At the Cambridge Institute for Sustainability Leadership we’ve spent 30 years working with business, finance and policymakers to transform markets and systems. We know that incrementalism won’t cut it. But we also know that retreat is not an option.
And while we bring deep expertise, we don’t pretend to have all the answers. The response to this moment must be built on diverse ideas, perspectives and new thinking. And right now, that conversation is not happening clearly enough.
So where do we go from here? First, we have to hold the line. We cannot allow the progress made on clean energy, sustainable finance and corporate accountability to be undone. We can’t allow opposition to action on climate and nature to go unchallenged.
From our work with major business and investors we know they don’t want to retreat; their future commercial success is at stake. They want to move forward – to shape, and profit from, the businesses and economies of the future, not defend the broken models of the past. The pathway forward is not going to be uncontested, but we need to continue to push for movement, even against the forces of delay and inaction.
Second, we have to recognise the political and economic realities that we’re part of. Governments care about competitiveness, security and economic growth. Many actively want to hear from businesses and investors about solutions that deliver these – both now and in the future. We know this because we’ve spent 20 years working in the UK and EU, and more recently in South Africa and Kenya, engaging policymakers on transition pathways. Our Competitive Sustainability Index gained traction because it proved that sustainability isn’t an economic risk; it’s an economic necessity.
Circularity, for example, is a no-brainer for economies seeking to reshore manufacturing and create local industries. We need to push these arguments harder and more coherently.
Third, we have to reach out more, beyond the usual suspects. Too many efforts on sustainability focus on persuading the already convinced. That’s not where change happens.

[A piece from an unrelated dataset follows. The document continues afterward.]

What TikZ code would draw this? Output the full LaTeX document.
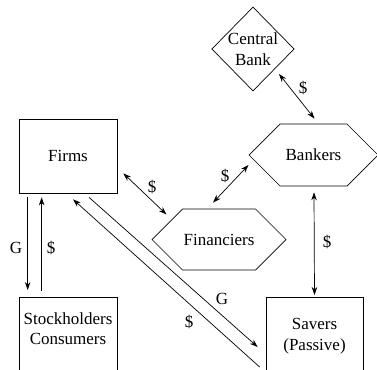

We need to get better at talking to, and working with, people we don’t agree with. That’s going to mean being honest about trade-offs – acknowledging challenges, rather than ignoring them, it’s going to mean building uncomfortable alliances, it’s going to mean focussing on strategic goals not always individual battles.
Many people want action but don’t trust those delivering the message, or recognise the way it is delivered. That’s a failure of strategy, not substance. We need to fix that.
Finally, we have to do what’s necessary to drive real economic transformation. The renewables revolution reshaped energy markets. That didn’t happen by accident. It happened because innovators and policymakers disrupted the system and made clean energy cheaper, better and more competitive than fossil fuels.
We need to lean in to drive similar disruption across key sectors – transport, buildings, food and heavy industry.
Our Aviation Impact Accelerator (AIA) is working to transform aviation, one of the hardest sectors to decarbonise. At CISL, we are nurturing the businesses and industries of the future, supporting circularity, nature-positive business models and net-zero solutions. We are bringing these innovators together with investors, major businesses and policymakers to scale solutions and reshape economic growth.
Disruption won’t happen on its own. We have to make it happen. We don’t have 15 years to get this right. The world in 2040 will be shaped by what we do now.
Will we use this time to cut emissions, restore nature and build a resilient economy? Or will we look back at another lost decade, wondering why we were cowed into despair, stuck with failing approaches, remaining fragmented and misaligned when we had the chance to pull together to build real momentum for change?
This is not just a call for people to work with us at CISL. It’s a signal that we are open to working with others – across sectors, perspectives and ideologies – to develop the strategy this moment demands.
Let’s build a plan together. Who’s in?